Jazz musician Kenny Ball, formerly of Emerson Park, dies aged 82
PUBLISHED: 12:27 07 March 2013 | UPDATED: 14:16 07 March 2013
Jazz legend Kenny Ball has died in hospital where he was being treated for pneumonia, his manager said.
Les Squires said the musician, who was 82, died at Basildon Hospital this morning.
The Midnight in Moscow performer lived in Hornchurch for a number of years.
Mr Squires said: “He had been in and out of hospital recently but sadly this time he did not come out, but he was playing to the end.”
Ball is survived by his partner son, Keith, who had joined his father on stage playing with his group The Jazzmen, as well as two daughters.
Mr Squires added that the musician had continued to perform, having left hospital to play a gig in Germany at the end of January, before being re-admitted.
Ball found fame in the early 1960s with a string of jazz hits including Midnight In Moscow, which got to number two in the charts in 1961 and was also a hit in the United States, selling more than one million copies around the world.
He became a well-known face on TV with his band featuring regularly on light entertainment shows.
They made numerous appearances on the Morecambe And Wise Show and went on to become the resident band on the popular BBC1 series Saturday Night At The Mill, which was broadcast from Birmingham’s Pebble Mill studios.

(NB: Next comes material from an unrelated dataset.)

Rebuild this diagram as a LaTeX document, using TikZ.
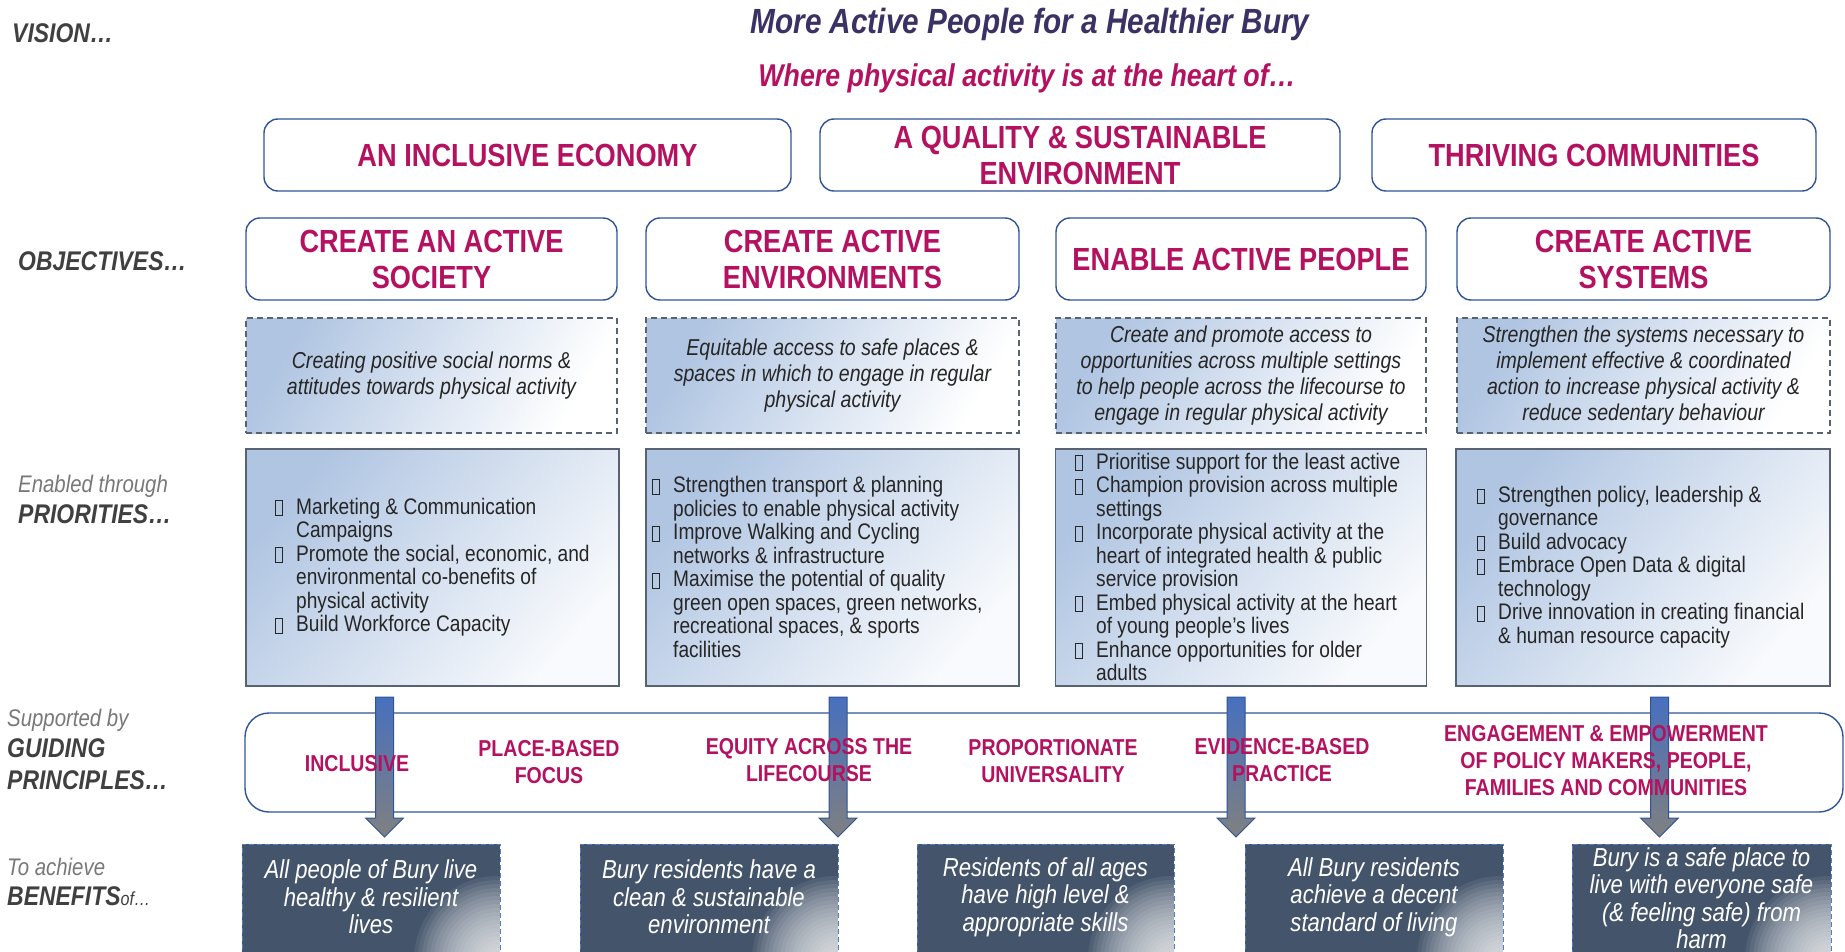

He achieved his biggest hit with Midnight In Moscow - effectively his signature tune - but other top 10 hits in the early 1960s were March Of The Siamese Children, The Green Leaves Of Summer and Sukiyaki.
Ball was born in Ilford and, after working as a clerk in an advertising agency in his teens, he began to take music lessons, then played in other people’s bands, going on to form a combo of his own in 1958.
He famously performed at the wedding reception for Prince Charles and Lady Diana Spencer at Buckingham Palace in 1981.
Last July, he performed at the Brickyard Bar & Grill in South Street, Romford in aid of St Francis Hospice, at a night organised by his son Keith.